- Task goal
Can you transcribe the data exactly? Leave the pictures out.

________________

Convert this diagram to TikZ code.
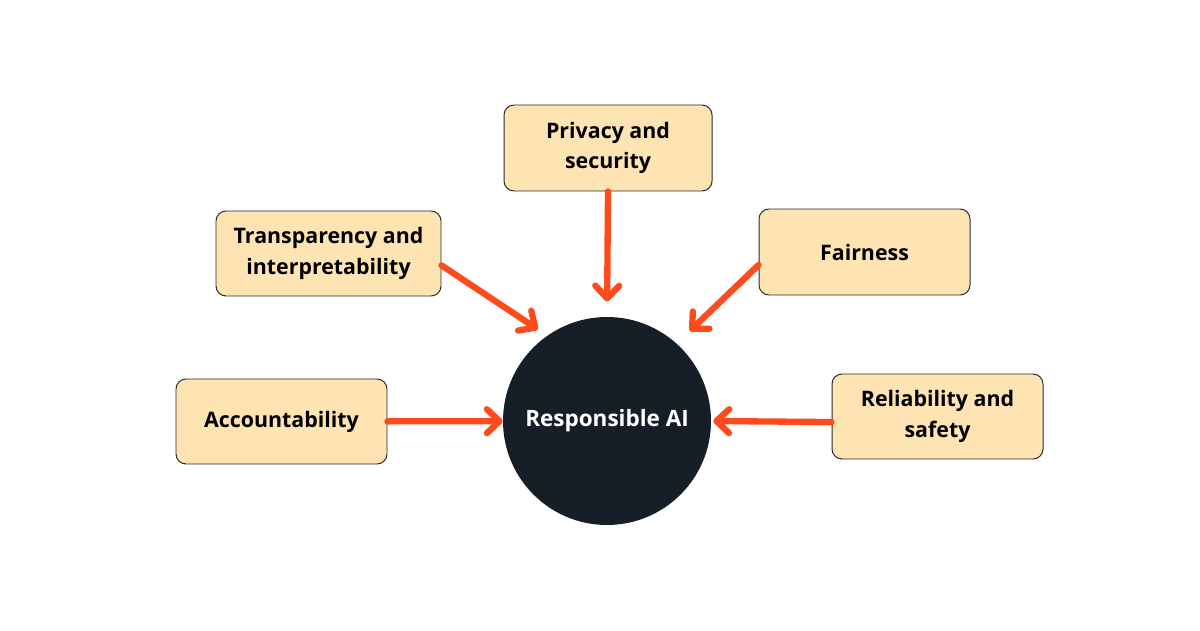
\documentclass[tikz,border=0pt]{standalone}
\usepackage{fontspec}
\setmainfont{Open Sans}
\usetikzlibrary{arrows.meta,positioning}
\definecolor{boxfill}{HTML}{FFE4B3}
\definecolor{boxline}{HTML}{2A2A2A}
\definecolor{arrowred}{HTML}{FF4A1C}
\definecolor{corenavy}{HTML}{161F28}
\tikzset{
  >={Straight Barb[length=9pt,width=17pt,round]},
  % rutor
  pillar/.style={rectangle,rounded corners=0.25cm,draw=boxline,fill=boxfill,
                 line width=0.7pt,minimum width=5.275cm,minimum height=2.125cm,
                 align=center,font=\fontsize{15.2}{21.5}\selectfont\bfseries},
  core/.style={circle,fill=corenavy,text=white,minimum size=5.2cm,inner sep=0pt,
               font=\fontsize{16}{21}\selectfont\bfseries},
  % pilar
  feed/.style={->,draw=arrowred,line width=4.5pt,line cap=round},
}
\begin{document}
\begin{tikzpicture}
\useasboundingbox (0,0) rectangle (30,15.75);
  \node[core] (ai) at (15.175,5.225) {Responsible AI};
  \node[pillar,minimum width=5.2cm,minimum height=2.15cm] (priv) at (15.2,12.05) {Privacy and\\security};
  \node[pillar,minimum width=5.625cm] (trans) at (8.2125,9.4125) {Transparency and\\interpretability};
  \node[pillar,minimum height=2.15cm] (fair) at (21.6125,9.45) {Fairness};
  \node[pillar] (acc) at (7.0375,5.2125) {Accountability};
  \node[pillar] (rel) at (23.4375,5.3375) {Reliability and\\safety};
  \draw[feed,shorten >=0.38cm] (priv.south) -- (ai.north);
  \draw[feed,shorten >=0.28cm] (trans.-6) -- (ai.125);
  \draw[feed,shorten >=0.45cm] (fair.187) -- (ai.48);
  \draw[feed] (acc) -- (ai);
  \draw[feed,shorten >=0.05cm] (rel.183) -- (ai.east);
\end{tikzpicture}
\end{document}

________________

- Task solution
Convert this diagram to TikZ code.
\documentclass[tikz,border=0pt]{standalone}
\usepackage{fontspec}
\setmainfont{Open Sans}
\usetikzlibrary{arrows.meta,positioning}
\definecolor{boxfill}{HTML}{FFE4B3}
\definecolor{boxline}{HTML}{2A2A2A}
\definecolor{arrowred}{HTML}{FF4A1C}
\definecolor{corenavy}{HTML}{161F28}
\tikzset{
  >={Straight Barb[length=9pt,width=17pt,round]},
  % rutor
  pillar/.style={rectangle,rounded corners=0.25cm,draw=boxline,fill=boxfill,
                 line width=0.7pt,minimum width=5.275cm,minimum height=2.125cm,
                 align=center,font=\fontsize{15.2}{21.5}\selectfont\bfseries},
  core/.style={circle,fill=corenavy,text=white,minimum size=5.2cm,inner sep=0pt,
               font=\fontsize{16}{21}\selectfont\bfseries},
  % pilar
  feed/.style={->,draw=arrowred,line width=4.5pt,line cap=round},
}
\begin{document}
\begin{tikzpicture}
\useasboundingbox (0,0) rectangle (30,15.75);
  \node[core] (ai) at (15.175,5.225) {Responsible AI};
  \node[pillar,minimum width=5.2cm,minimum height=2.15cm] (priv) at (15.2,12.05) {Privacy and\\security};
  \node[pillar,minimum width=5.625cm] (trans) at (8.2125,9.4125) {Transparency and\\interpretability};
  \node[pillar,minimum height=2.15cm] (fair) at (21.6125,9.45) {Fairness};
  \node[pillar] (acc) at (7.0375,5.2125) {Accountability};
  \node[pillar] (rel) at (23.4375,5.3375) {Reliability and\\safety};
  \draw[feed,shorten >=0.38cm] (priv.south) -- (ai.north);
  \draw[feed,shorten >=0.28cm] (trans.-6) -- (ai.125);
  \draw[feed,shorten >=0.45cm] (fair.187) -- (ai.48);
  \draw[feed] (acc) -- (ai);
  \draw[feed,shorten >=0.05cm] (rel.183) -- (ai.east);
\end{tikzpicture}
\end{document}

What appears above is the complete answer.